Work to complete:
Skip the pictures. Transcribe the rest of the data below without changing a word.
--- begin ---
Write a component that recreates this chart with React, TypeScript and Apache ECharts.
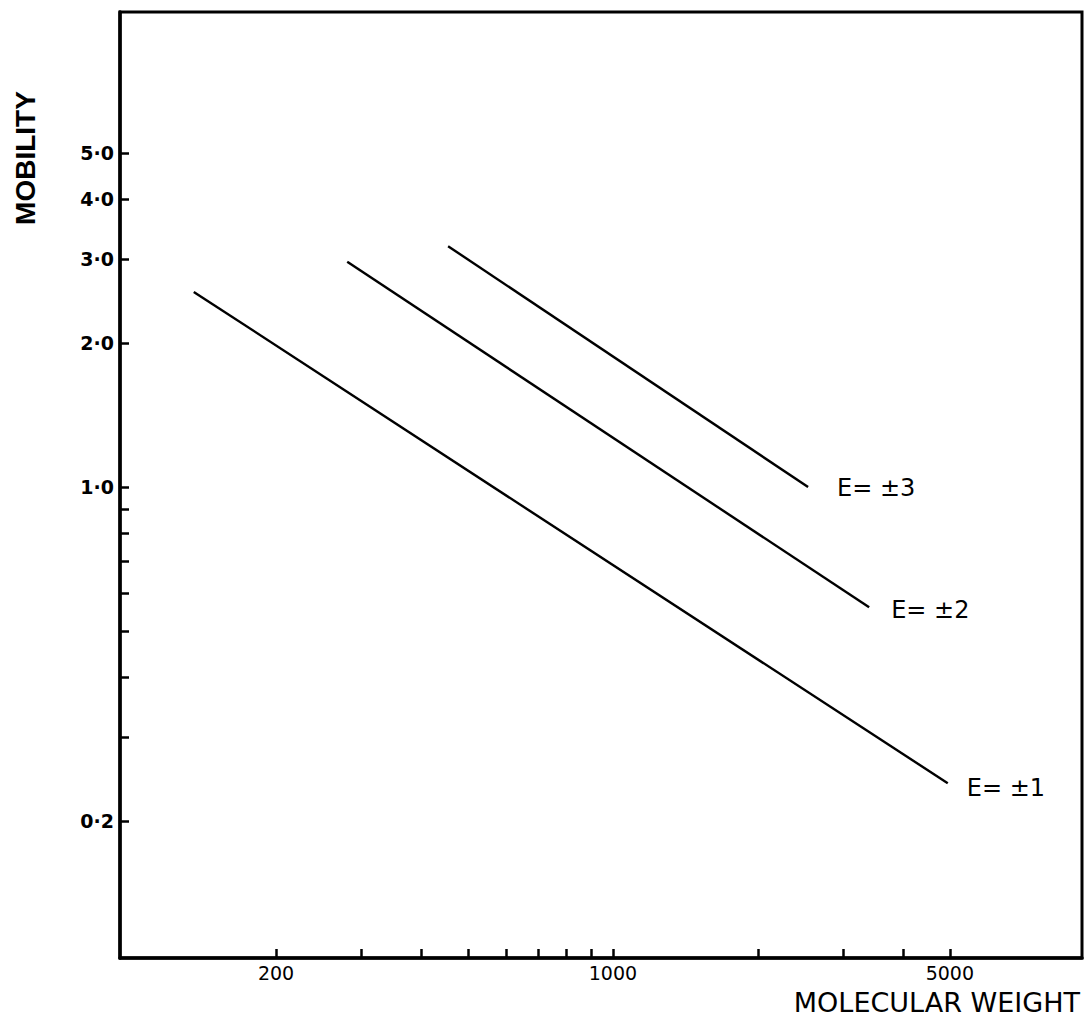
import React, { useEffect, useRef } from "react";
import * as echarts from "echarts";

// Axis ranges (log scales)
const xRange = [94.9, 9400];
const yRange = [0.1034, 9.86];

// Tick marks and labels
const xTickValues = [200, 300, 400, 500, 600, 700, 800, 900, 1000, 2000, 3000, 4000, 5000];
const xLabelValues = [200, 1000, 5000];
const xLabelTexts = ["200", "1000", "5000"];
const yTickValues = [0.2, 0.3, 0.4, 0.5, 0.6, 0.7, 0.8, 0.9, 1, 2, 3, 4, 5];
const yLabelValues = [0.2, 1, 2, 3, 4, 5];
const yLabelTexts = ["0·2", "1·0", "2·0", "3·0", "4·0", "5·0"];

// Series: [molecular weight, mobility]
const seriesNames = ["E= ±1", "E= ±2", "E= ±3"];
const e1 = [[135, 2.56], [4950, 0.24]];
const e2 = [[281, 2.96], [3400, 0.56]];
const e3 = [[455, 3.19], [2540, 1.0]];

const pick = (vals: number[], texts: string[], v: number) => {
  let best = 0;
  for (let i = 0; i < vals.length; i++) {
    if (Math.abs(Math.log(vals[i]) - Math.log(v)) < Math.abs(Math.log(vals[best]) - Math.log(v))) best = i;
  }
  return texts[best];
};

export default function App() {
  const ref = useRef<HTMLDivElement>(null);
  useEffect(() => {
    if (!ref.current) return;
    const chart = echarts.init(ref.current, null, { renderer: "svg" });
    const labelStyle = (distance: number, dy: number) => ({
      show: true,
      distance,
      offset: [0, dy],
      color: "#000",
      fontSize: 24,
      fontFamily: "DejaVu Sans",
    });
    const lineSeries = (name: string, data: number[][], distance: number, dy: number) => ({
      name,
      type: "line",
      data,
      symbol: "none",
      lineStyle: { color: "#000", width: 2.4 },
      endLabel: { ...labelStyle(distance, dy), formatter: name },
      z: 3,
    });
    chart.setOption({
      animation: false,
      backgroundColor: "#fff",
      textStyle: { fontFamily: "DejaVu Sans", color: "#000" },
      grid: {
        left: 120,
        right: 10,
        top: 12,
        bottom: 61,
        show: true,
        borderColor: "#000",
        borderWidth: 3,
      },
      xAxis: {
        type: "log",
        min: xRange[0],
        max: xRange[1],
        axisLine: { show: true, lineStyle: { color: "#000", width: 3.5 } },
        splitLine: { show: false },
        minorTick: { show: false },
        axisTick: {
          show: true,
          inside: true,
          length: 9,
          lineStyle: { color: "#000", width: 2.5 },
          customValues: xTickValues,
        },
        axisLabel: {
          show: true,
          customValues: xLabelValues,
          margin: 5,
          color: "#000",
          fontSize: 19,
          fontFamily: "DejaVu Sans",
          formatter: (v: number) => pick(xLabelValues, xLabelTexts, v),
        },
      },
      yAxis: {
        type: "log",
        min: yRange[0],
        max: yRange[1],
        axisLine: { show: true, lineStyle: { color: "#000", width: 3.5 } },
        splitLine: { show: false },
        minorTick: { show: false },
        axisTick: {
          show: true,
          inside: true,
          length: 9,
          lineStyle: { color: "#000", width: 2.5 },
          customValues: yTickValues,
        },
        axisLabel: {
          show: true,
          customValues: yLabelValues,
          margin: 6,
          color: "#000",
          fontSize: 19,
          fontWeight: "bold",
          fontFamily: "DejaVu Sans",
          formatter: (v: number) => pick(yLabelValues, yLabelTexts, v),
        },
      },
      graphic: [
        {
          type: "text",
          x: 25,
          y: 158,
          rotation: Math.PI / 2,
          style: {
            text: "MOBILITY",
            align: "center",
            verticalAlign: "middle",
            fill: "#000",
            font: "bold 28px 'Liberation Sans', Arial, sans-serif",
          },
        },
        {
          type: "text",
          x: 1080,
          y: 1002,
          style: {
            text: "MOLECULAR WEIGHT",
            align: "right",
            verticalAlign: "middle",
            fill: "#000",
            font: "27px 'DejaVu Sans', sans-serif",
          },
        },
      ],
      series: [
        lineSeries(seriesNames[0], e1, 19, 5),
        lineSeries(seriesNames[1], e2, 22, 3),
        lineSeries(seriesNames[2], e3, 29, 1),
      ],
    });
    return () => chart.dispose();
  }, []);
  return (
    <div
      ref={ref}
      style={{ position: "fixed", left: 0, top: 0, width: 1092, height: 1019 }}
    />
  );
}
--- end ---
Full output:
Write a component that recreates this chart with React, TypeScript and Apache ECharts.
import React, { useEffect, useRef } from "react";
import * as echarts from "echarts";

// Axis ranges (log scales)
const xRange = [94.9, 9400];
const yRange = [0.1034, 9.86];

// Tick marks and labels
const xTickValues = [200, 300, 400, 500, 600, 700, 800, 900, 1000, 2000, 3000, 4000, 5000];
const xLabelValues = [200, 1000, 5000];
const xLabelTexts = ["200", "1000", "5000"];
const yTickValues = [0.2, 0.3, 0.4, 0.5, 0.6, 0.7, 0.8, 0.9, 1, 2, 3, 4, 5];
const yLabelValues = [0.2, 1, 2, 3, 4, 5];
const yLabelTexts = ["0·2", "1·0", "2·0", "3·0", "4·0", "5·0"];

// Series: [molecular weight, mobility]
const seriesNames = ["E= ±1", "E= ±2", "E= ±3"];
const e1 = [[135, 2.56], [4950, 0.24]];
const e2 = [[281, 2.96], [3400, 0.56]];
const e3 = [[455, 3.19], [2540, 1.0]];

const pick = (vals: number[], texts: string[], v: number) => {
  let best = 0;
  for (let i = 0; i < vals.length; i++) {
    if (Math.abs(Math.log(vals[i]) - Math.log(v)) < Math.abs(Math.log(vals[best]) - Math.log(v))) best = i;
  }
  return texts[best];
};

export default function App() {
  const ref = useRef<HTMLDivElement>(null);
  useEffect(() => {
    if (!ref.current) return;
    const chart = echarts.init(ref.current, null, { renderer: "svg" });
    const labelStyle = (distance: number, dy: number) => ({
      show: true,
      distance,
      offset: [0, dy],
      color: "#000",
      fontSize: 24,
      fontFamily: "DejaVu Sans",
    });
    const lineSeries = (name: string, data: number[][], distance: number, dy: number) => ({
      name,
      type: "line",
      data,
      symbol: "none",
      lineStyle: { color: "#000", width: 2.4 },
      endLabel: { ...labelStyle(distance, dy), formatter: name },
      z: 3,
    });
    chart.setOption({
      animation: false,
      backgroundColor: "#fff",
      textStyle: { fontFamily: "DejaVu Sans", color: "#000" },
      grid: {
        left: 120,
        right: 10,
        top: 12,
        bottom: 61,
        show: true,
        borderColor: "#000",
        borderWidth: 3,
      },
      xAxis: {
        type: "log",
        min: xRange[0],
        max: xRange[1],
        axisLine: { show: true, lineStyle: { color: "#000", width: 3.5 } },
        splitLine: { show: false },
        minorTick: { show: false },
        axisTick: {
          show: true,
          inside: true,
          length: 9,
          lineStyle: { color: "#000", width: 2.5 },
          customValues: xTickValues,
        },
        axisLabel: {
          show: true,
          customValues: xLabelValues,
          margin: 5,
          color: "#000",
          fontSize: 19,
          fontFamily: "DejaVu Sans",
          formatter: (v: number) => pick(xLabelValues, xLabelTexts, v),
        },
      },
      yAxis: {
        type: "log",
        min: yRange[0],
        max: yRange[1],
        axisLine: { show: true, lineStyle: { color: "#000", width: 3.5 } },
        splitLine: { show: false },
        minorTick: { show: false },
        axisTick: {
          show: true,
          inside: true,
          length: 9,
          lineStyle: { color: "#000", width: 2.5 },
          customValues: yTickValues,
        },
        axisLabel: {
          show: true,
          customValues: yLabelValues,
          margin: 6,
          color: "#000",
          fontSize: 19,
          fontWeight: "bold",
          fontFamily: "DejaVu Sans",
          formatter: (v: number) => pick(yLabelValues, yLabelTexts, v),
        },
      },
      graphic: [
        {
          type: "text",
          x: 25,
          y: 158,
          rotation: Math.PI / 2,
          style: {
            text: "MOBILITY",
            align: "center",
            verticalAlign: "middle",
            fill: "#000",
            font: "bold 28px 'Liberation Sans', Arial, sans-serif",
          },
        },
        {
          type: "text",
          x: 1080,
          y: 1002,
          style: {
            text: "MOLECULAR WEIGHT",
            align: "right",
            verticalAlign: "middle",
            fill: "#000",
            font: "27px 'DejaVu Sans', sans-serif",
          },
        },
      ],
      series: [
        lineSeries(seriesNames[0], e1, 19, 5),
        lineSeries(seriesNames[1], e2, 22, 3),
        lineSeries(seriesNames[2], e3, 29, 1),
      ],
    });
    return () => chart.dispose();
  }, []);
  return (
    <div
      ref={ref}
      style={{ position: "fixed", left: 0, top: 0, width: 1092, height: 1019 }}
    />
  );
}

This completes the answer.